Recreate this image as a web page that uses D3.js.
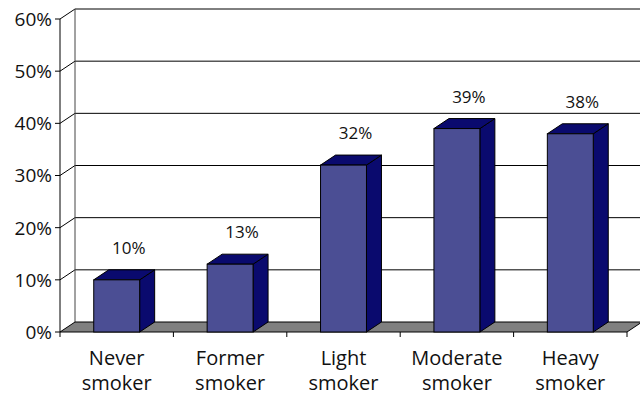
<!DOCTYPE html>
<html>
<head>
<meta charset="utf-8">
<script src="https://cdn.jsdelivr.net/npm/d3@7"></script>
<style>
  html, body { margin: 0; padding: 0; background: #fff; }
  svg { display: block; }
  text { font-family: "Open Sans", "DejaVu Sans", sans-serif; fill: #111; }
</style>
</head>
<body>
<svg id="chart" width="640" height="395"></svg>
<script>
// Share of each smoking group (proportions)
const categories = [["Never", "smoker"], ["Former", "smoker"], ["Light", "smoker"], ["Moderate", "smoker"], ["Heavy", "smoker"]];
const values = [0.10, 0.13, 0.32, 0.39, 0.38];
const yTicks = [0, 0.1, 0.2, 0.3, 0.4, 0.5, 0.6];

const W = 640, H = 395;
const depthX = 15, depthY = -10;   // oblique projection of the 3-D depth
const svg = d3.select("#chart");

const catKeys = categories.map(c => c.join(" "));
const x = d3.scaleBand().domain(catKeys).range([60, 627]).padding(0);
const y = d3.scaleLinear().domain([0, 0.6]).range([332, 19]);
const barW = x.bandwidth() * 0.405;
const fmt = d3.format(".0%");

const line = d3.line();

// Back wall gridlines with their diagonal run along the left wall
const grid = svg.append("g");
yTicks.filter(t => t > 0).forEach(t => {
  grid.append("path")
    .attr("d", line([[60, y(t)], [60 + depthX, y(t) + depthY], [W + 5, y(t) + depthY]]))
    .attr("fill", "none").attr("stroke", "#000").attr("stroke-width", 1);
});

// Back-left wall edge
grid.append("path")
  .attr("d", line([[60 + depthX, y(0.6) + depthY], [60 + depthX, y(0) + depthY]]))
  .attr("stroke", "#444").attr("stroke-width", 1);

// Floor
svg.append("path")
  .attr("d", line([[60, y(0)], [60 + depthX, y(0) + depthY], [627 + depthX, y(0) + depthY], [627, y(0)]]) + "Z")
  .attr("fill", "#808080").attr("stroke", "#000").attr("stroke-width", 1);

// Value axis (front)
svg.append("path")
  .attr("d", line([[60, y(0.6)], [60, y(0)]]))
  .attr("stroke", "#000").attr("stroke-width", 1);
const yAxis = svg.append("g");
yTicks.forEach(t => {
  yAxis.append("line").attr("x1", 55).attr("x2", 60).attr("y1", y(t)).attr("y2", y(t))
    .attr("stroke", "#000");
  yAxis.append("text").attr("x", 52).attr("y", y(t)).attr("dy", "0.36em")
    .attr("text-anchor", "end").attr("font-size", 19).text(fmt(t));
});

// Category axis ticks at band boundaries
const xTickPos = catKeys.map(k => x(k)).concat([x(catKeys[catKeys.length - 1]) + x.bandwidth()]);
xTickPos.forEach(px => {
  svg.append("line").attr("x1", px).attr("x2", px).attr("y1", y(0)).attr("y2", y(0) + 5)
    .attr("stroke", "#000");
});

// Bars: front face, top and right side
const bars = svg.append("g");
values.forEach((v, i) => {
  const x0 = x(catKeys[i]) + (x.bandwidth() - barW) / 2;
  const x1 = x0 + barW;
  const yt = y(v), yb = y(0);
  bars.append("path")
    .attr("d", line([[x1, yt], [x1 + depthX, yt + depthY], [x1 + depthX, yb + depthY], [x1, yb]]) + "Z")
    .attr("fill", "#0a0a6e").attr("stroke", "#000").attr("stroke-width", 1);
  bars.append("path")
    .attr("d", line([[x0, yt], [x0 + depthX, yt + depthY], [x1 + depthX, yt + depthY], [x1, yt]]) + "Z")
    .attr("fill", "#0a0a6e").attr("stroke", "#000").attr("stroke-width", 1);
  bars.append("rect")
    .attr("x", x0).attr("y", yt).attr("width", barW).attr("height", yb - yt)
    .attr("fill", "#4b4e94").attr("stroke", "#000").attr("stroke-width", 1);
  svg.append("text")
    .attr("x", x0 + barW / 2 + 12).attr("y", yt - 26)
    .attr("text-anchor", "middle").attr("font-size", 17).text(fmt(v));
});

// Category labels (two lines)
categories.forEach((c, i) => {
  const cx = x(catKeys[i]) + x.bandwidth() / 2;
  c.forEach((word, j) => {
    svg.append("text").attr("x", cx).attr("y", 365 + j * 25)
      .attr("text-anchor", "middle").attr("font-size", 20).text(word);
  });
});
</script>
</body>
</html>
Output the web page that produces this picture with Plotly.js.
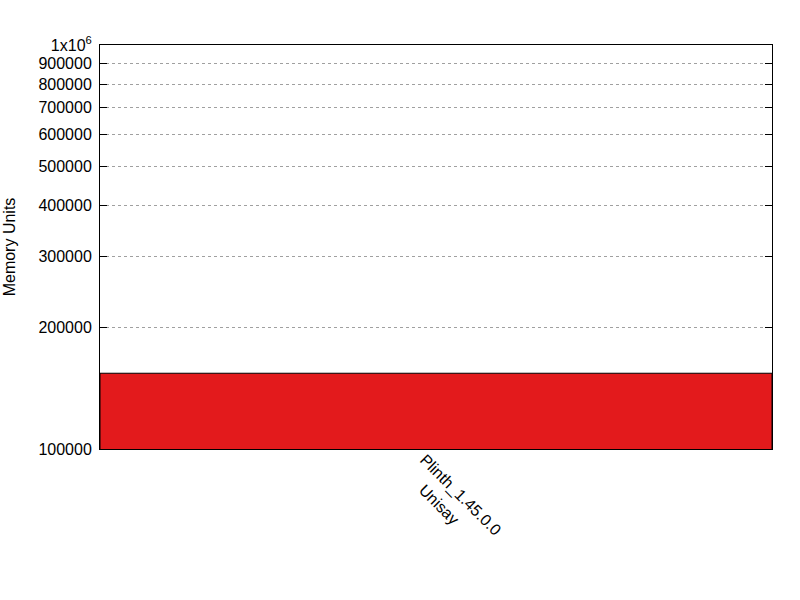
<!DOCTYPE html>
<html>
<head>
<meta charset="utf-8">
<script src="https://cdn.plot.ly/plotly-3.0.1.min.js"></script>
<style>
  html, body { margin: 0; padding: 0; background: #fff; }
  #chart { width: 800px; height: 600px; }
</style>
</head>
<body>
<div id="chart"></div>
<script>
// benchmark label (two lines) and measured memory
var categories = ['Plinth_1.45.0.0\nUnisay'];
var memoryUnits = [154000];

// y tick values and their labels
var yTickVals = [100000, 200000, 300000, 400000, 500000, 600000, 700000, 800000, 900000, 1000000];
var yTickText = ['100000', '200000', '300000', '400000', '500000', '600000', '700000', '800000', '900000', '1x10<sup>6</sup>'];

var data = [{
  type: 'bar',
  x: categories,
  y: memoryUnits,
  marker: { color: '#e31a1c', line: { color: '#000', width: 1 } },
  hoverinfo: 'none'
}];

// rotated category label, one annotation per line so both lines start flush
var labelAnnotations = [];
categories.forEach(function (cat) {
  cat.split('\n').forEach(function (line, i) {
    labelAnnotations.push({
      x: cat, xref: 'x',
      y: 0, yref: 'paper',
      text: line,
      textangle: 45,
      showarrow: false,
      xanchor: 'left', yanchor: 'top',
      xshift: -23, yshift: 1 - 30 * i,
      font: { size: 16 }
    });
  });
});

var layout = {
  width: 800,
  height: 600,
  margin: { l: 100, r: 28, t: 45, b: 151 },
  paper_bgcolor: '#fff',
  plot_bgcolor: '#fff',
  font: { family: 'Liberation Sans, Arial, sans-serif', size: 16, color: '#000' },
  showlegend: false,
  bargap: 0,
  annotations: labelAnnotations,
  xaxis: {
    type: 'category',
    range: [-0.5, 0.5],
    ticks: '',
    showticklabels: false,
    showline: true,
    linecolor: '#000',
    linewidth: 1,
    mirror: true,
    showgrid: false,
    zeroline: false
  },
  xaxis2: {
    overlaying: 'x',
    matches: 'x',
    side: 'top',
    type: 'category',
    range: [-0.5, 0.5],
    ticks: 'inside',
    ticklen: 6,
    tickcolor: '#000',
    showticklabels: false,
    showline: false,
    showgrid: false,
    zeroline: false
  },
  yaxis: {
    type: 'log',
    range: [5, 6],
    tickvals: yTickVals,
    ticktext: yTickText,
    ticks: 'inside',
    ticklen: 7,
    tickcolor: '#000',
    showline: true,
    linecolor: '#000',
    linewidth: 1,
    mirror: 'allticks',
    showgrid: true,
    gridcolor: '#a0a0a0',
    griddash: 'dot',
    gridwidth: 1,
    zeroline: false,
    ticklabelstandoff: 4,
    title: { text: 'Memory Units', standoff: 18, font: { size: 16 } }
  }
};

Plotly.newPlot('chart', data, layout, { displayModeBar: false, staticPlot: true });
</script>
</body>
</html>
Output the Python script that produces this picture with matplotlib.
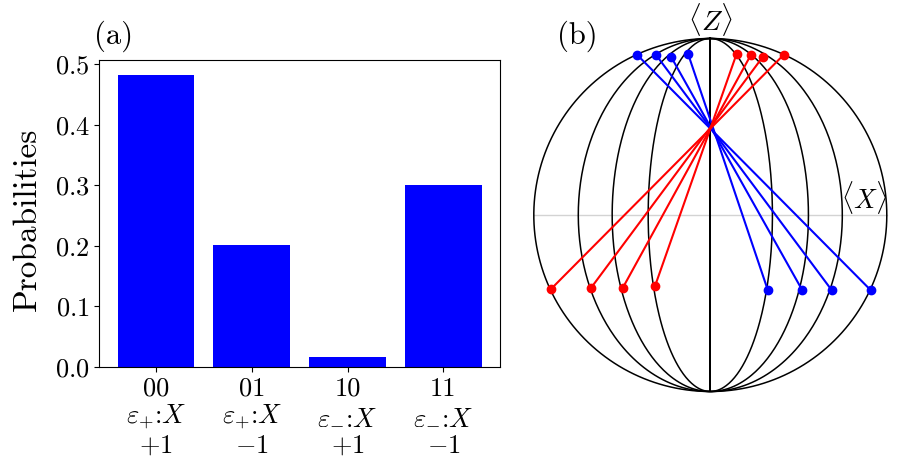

=====

Repeat the data above exactly, but not the pictures.

Recreate this image as a web page that uses D3.js.
<!DOCTYPE html>
<html>
<head>
<meta charset="utf-8">
<script src="https://cdn.jsdelivr.net/npm/d3@7"></script>
<style>
  html, body { margin: 0; padding: 0; background: #fff; }
  svg { display: block; }
  text { font-family: "Open Sans", "DejaVu Sans", sans-serif; fill: #111; }
</style>
</head>
<body>
<svg id="chart" width="640" height="395"></svg>
<script>
// Share of each smoking group (proportions)
const categories = [["Never", "smoker"], ["Former", "smoker"], ["Light", "smoker"], ["Moderate", "smoker"], ["Heavy", "smoker"]];
const values = [0.10, 0.13, 0.32, 0.39, 0.38];
const yTicks = [0, 0.1, 0.2, 0.3, 0.4, 0.5, 0.6];

const W = 640, H = 395;
const depthX = 15, depthY = -10;   // oblique projection of the 3-D depth
const svg = d3.select("#chart");

const catKeys = categories.map(c => c.join(" "));
const x = d3.scaleBand().domain(catKeys).range([60, 627]).padding(0);
const y = d3.scaleLinear().domain([0, 0.6]).range([332, 19]);
const barW = x.bandwidth() * 0.405;
const fmt = d3.format(".0%");

const line = d3.line();

// Back wall gridlines with their diagonal run along the left wall
const grid = svg.append("g");
yTicks.filter(t => t > 0).forEach(t => {
  grid.append("path")
    .attr("d", line([[60, y(t)], [60 + depthX, y(t) + depthY], [W + 5, y(t) + depthY]]))
    .attr("fill", "none").attr("stroke", "#000").attr("stroke-width", 1);
});

// Back-left wall edge
grid.append("path")
  .attr("d", line([[60 + depthX, y(0.6) + depthY], [60 + depthX, y(0) + depthY]]))
  .attr("stroke", "#444").attr("stroke-width", 1);

// Floor
svg.append("path")
  .attr("d", line([[60, y(0)], [60 + depthX, y(0) + depthY], [627 + depthX, y(0) + depthY], [627, y(0)]]) + "Z")
  .attr("fill", "#808080").attr("stroke", "#000").attr("stroke-width", 1);

// Value axis (front)
svg.append("path")
  .attr("d", line([[60, y(0.6)], [60, y(0)]]))
  .attr("stroke", "#000").attr("stroke-width", 1);
const yAxis = svg.append("g");
yTicks.forEach(t => {
  yAxis.append("line").attr("x1", 55).attr("x2", 60).attr("y1", y(t)).attr("y2", y(t))
    .attr("stroke", "#000");
  yAxis.append("text").attr("x", 52).attr("y", y(t)).attr("dy", "0.36em")
    .attr("text-anchor", "end").attr("font-size", 19).text(fmt(t));
});

// Category axis ticks at band boundaries
const xTickPos = catKeys.map(k => x(k)).concat([x(catKeys[catKeys.length - 1]) + x.bandwidth()]);
xTickPos.forEach(px => {
  svg.append("line").attr("x1", px).attr("x2", px).attr("y1", y(0)).attr("y2", y(0) + 5)
    .attr("stroke", "#000");
});

// Bars: front face, top and right side
const bars = svg.append("g");
values.forEach((v, i) => {
  const x0 = x(catKeys[i]) + (x.bandwidth() - barW) / 2;
  const x1 = x0 + barW;
  const yt = y(v), yb = y(0);
  bars.append("path")
    .attr("d", line([[x1, yt], [x1 + depthX, yt + depthY], [x1 + depthX, yb + depthY], [x1, yb]]) + "Z")
    .attr("fill", "#0a0a6e").attr("stroke", "#000").attr("stroke-width", 1);
  bars.append("path")
    .attr("d", line([[x0, yt], [x0 + depthX, yt + depthY], [x1 + depthX, yt + depthY], [x1, yt]]) + "Z")
    .attr("fill", "#0a0a6e").attr("stroke", "#000").attr("stroke-width", 1);
  bars.append("rect")
    .attr("x", x0).attr("y", yt).attr("width", barW).attr("height", yb - yt)
    .attr("fill", "#4b4e94").attr("stroke", "#000").attr("stroke-width", 1);
  svg.append("text")
    .attr("x", x0 + barW / 2 + 12).attr("y", yt - 26)
    .attr("text-anchor", "middle").attr("font-size", 17).text(fmt(v));
});

// Category labels (two lines)
categories.forEach((c, i) => {
  const cx = x(catKeys[i]) + x.bandwidth() / 2;
  c.forEach((word, j) => {
    svg.append("text").attr("x", cx).attr("y", 365 + j * 25)
      .attr("text-anchor", "middle").attr("font-size", 20).text(word);
  });
});
</script>
</body>
</html>
Output the web page that produces this picture with Plotly.js.
<!DOCTYPE html>
<html>
<head>
<meta charset="utf-8">
<script src="https://cdn.plot.ly/plotly-3.0.1.min.js"></script>
<style>
  html, body { margin: 0; padding: 0; background: #fff; }
  #chart { width: 800px; height: 600px; }
</style>
</head>
<body>
<div id="chart"></div>
<script>
// benchmark label (two lines) and measured memory
var categories = ['Plinth_1.45.0.0\nUnisay'];
var memoryUnits = [154000];

// y tick values and their labels
var yTickVals = [100000, 200000, 300000, 400000, 500000, 600000, 700000, 800000, 900000, 1000000];
var yTickText = ['100000', '200000', '300000', '400000', '500000', '600000', '700000', '800000', '900000', '1x10<sup>6</sup>'];

var data = [{
  type: 'bar',
  x: categories,
  y: memoryUnits,
  marker: { color: '#e31a1c', line: { color: '#000', width: 1 } },
  hoverinfo: 'none'
}];

// rotated category label, one annotation per line so both lines start flush
var labelAnnotations = [];
categories.forEach(function (cat) {
  cat.split('\n').forEach(function (line, i) {
    labelAnnotations.push({
      x: cat, xref: 'x',
      y: 0, yref: 'paper',
      text: line,
      textangle: 45,
      showarrow: false,
      xanchor: 'left', yanchor: 'top',
      xshift: -23, yshift: 1 - 30 * i,
      font: { size: 16 }
    });
  });
});

var layout = {
  width: 800,
  height: 600,
  margin: { l: 100, r: 28, t: 45, b: 151 },
  paper_bgcolor: '#fff',
  plot_bgcolor: '#fff',
  font: { family: 'Liberation Sans, Arial, sans-serif', size: 16, color: '#000' },
  showlegend: false,
  bargap: 0,
  annotations: labelAnnotations,
  xaxis: {
    type: 'category',
    range: [-0.5, 0.5],
    ticks: '',
    showticklabels: false,
    showline: true,
    linecolor: '#000',
    linewidth: 1,
    mirror: true,
    showgrid: false,
    zeroline: false
  },
  xaxis2: {
    overlaying: 'x',
    matches: 'x',
    side: 'top',
    type: 'category',
    range: [-0.5, 0.5],
    ticks: 'inside',
    ticklen: 6,
    tickcolor: '#000',
    showticklabels: false,
    showline: false,
    showgrid: false,
    zeroline: false
  },
  yaxis: {
    type: 'log',
    range: [5, 6],
    tickvals: yTickVals,
    ticktext: yTickText,
    ticks: 'inside',
    ticklen: 7,
    tickcolor: '#000',
    showline: true,
    linecolor: '#000',
    linewidth: 1,
    mirror: 'allticks',
    showgrid: true,
    gridcolor: '#a0a0a0',
    griddash: 'dot',
    gridwidth: 1,
    zeroline: false,
    ticklabelstandoff: 4,
    title: { text: 'Memory Units', standoff: 18, font: { size: 16 } }
  }
};

Plotly.newPlot('chart', data, layout, { displayModeBar: false, staticPlot: true });
</script>
</body>
</html>
Output the Python script that produces this picture with matplotlib.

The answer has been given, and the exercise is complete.